Effect of molecular hydrogen self-shielding modeling on early Reionization Era galaxies in radiative hydrodynamic cosmological simulations

Accurately modeling molecular hydrogen (H2) is an important task in cosmological simulations because it regulates star formation. One fundamental property of H2 is the ability to self-shield, a phenomenon in which the H2 in the outer layer of a molecular cloud absorbs the photodissociating Lyman-Werner UV radiation and shields the inner H2. Historically, numerical approximations have been utilized to avoid intensive ray-tracing calculations. This paper evaluates the use of the Sobolev-like density-gradient approximation in H2 self-shielding modeling and tests its agreement with a more rigorous adaptive ray-tracing method in cosmological simulations. We ran four high-resolution zoom-in cosmological simulations to investigate the models’ effects in the early Reionization Era (z ≥ 12).
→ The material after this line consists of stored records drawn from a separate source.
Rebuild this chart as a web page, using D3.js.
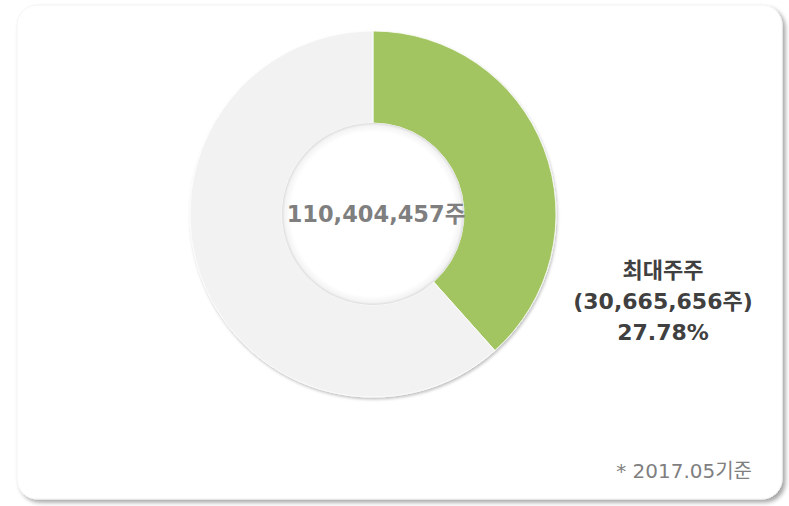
<!DOCTYPE html>
<html><head><meta charset="utf-8">
<script src="https://cdn.jsdelivr.net/npm/d3@7"></script>
<style>html,body{margin:0;padding:0;background:#fff;}</style>
</head><body>
<svg id="c" width="789" height="506"></svg>
<script>
// Data (slice sizes as drawn)
const categories = ["최대주주", "기타"];
const sliceValues = [38.4, 61.6];
const totalLabel = "110,404,457주";
const labelLines = ["최대주주", "(30,665,656주)", "27.78%"];
const footnote = "* 2017.05기준";

const FONT = "'DejaVu Sans','Noto Sans CJK KR',sans-serif";
const svg = d3.select("#c");
const defs = svg.append("defs");
const f = defs.append("filter").attr("id","cardShadow").attr("x","-5%").attr("y","-5%").attr("width","112%").attr("height","115%");
f.append("feDropShadow").attr("dx",3).attr("dy",3).attr("stdDeviation",2).attr("flood-color","#000").attr("flood-opacity",0.35);
const f2 = defs.append("filter").attr("id","pieShadow").attr("x","-10%").attr("y","-10%").attr("width","120%").attr("height","125%");
f2.append("feDropShadow").attr("dx",1).attr("dy",2).attr("stdDeviation",1.5).attr("flood-color","#000").attr("flood-opacity",0.25);

// card
svg.append("rect").attr("x",17).attr("y",5).attr("width",765).attr("height",494)
  .attr("rx",20).attr("ry",20).attr("fill","#fff").attr("stroke","#f3f3f3").attr("stroke-width",1)
  .attr("filter","url(#cardShadow)");

const cx = 373, cy = 214, R = 183, r = 91;
const color = d3.scaleOrdinal().domain(categories).range(["#a2c562", "#f2f2f2"]);
const pie = d3.pie().sort(null).value(d => d.v);
const arc = d3.arc().innerRadius(r).outerRadius(R);
const data = categories.map((c,i) => ({c, v: sliceValues[i]}));

const g = svg.append("g").attr("transform", `translate(${cx},${cy})`);
g.append("g").attr("filter","url(#pieShadow)")
  .selectAll("path").data(pie(data)).join("path")
  .attr("d", arc).attr("fill", d => color(d.data.c))
  .attr("stroke","#fff").attr("stroke-width",0.8);

// inner hole shading ring
const ringGrad = defs.append("radialGradient").attr("id","hole").attr("cx","50%").attr("cy","50%").attr("r","50%");
ringGrad.append("stop").attr("offset","90%").attr("stop-color","#fff");
ringGrad.append("stop").attr("offset","97%").attr("stop-color","#f4f4f4");
ringGrad.append("stop").attr("offset","100%").attr("stop-color","#dcdcdc");
g.append("circle").attr("r", r).attr("fill","url(#hole)");

g.append("text").attr("x",3).attr("y",8).attr("text-anchor","middle")
  .attr("font-family",FONT).attr("font-weight",700)
  .attr("font-size",22.5).attr("fill","#7f7f7f").text(totalLabel);

const lab = svg.append("g").attr("transform","translate(663,0)");
lab.selectAll("text").data(labelLines).join("text")
  .attr("x",0).attr("y",(d,i)=>278 + i*31).attr("text-anchor","middle")
  .attr("font-family",FONT).attr("font-weight",700)
  .attr("font-size",22).attr("fill","#404040").text(d=>d);

svg.append("text").attr("x",752).attr("y",478).attr("text-anchor","end")
  .attr("font-family",FONT)
  .attr("font-size",20).attr("fill","#7f7f7f").text(footnote);
</script>
</body></html>
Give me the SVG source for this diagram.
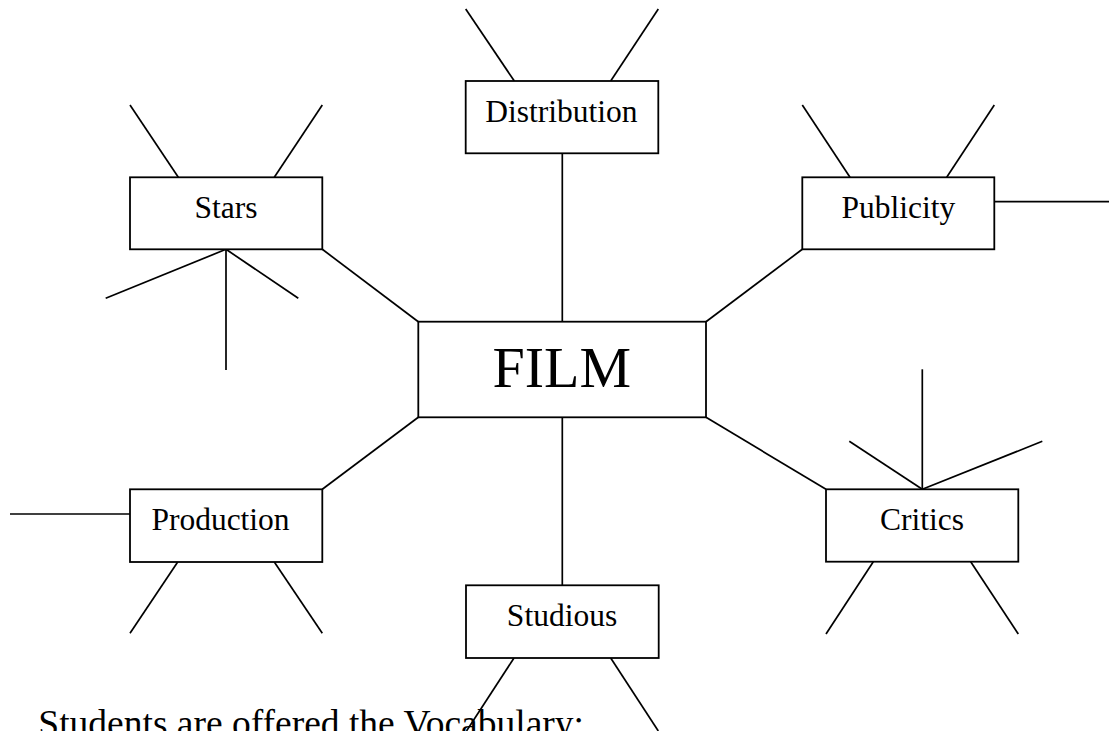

We find that the approximation model returns a higher H2 photodissociation rate in low gas density environments but a lower rate when gas density is high, resulting in low-mass halos having less H2 while high-mass halos having more H2. The approximation also hinders star formation in small halos, but it less affects the stellar mass of larger halos. Inside a halo, the discrepancies between the two models regarding H2 fraction, temperature, and stellar mass are radially dependent. On a large scale, the simulations using the approximation have less H2 in the intergalactic medium and may experience a slower reionization process. These results show that the Sobolev-like approximation alters properties of galaxies and the large-scale universe when compared to the ray-tracing treatment, emphasizing a need for caution when interpreting results from these two techniques in cosmological simulations.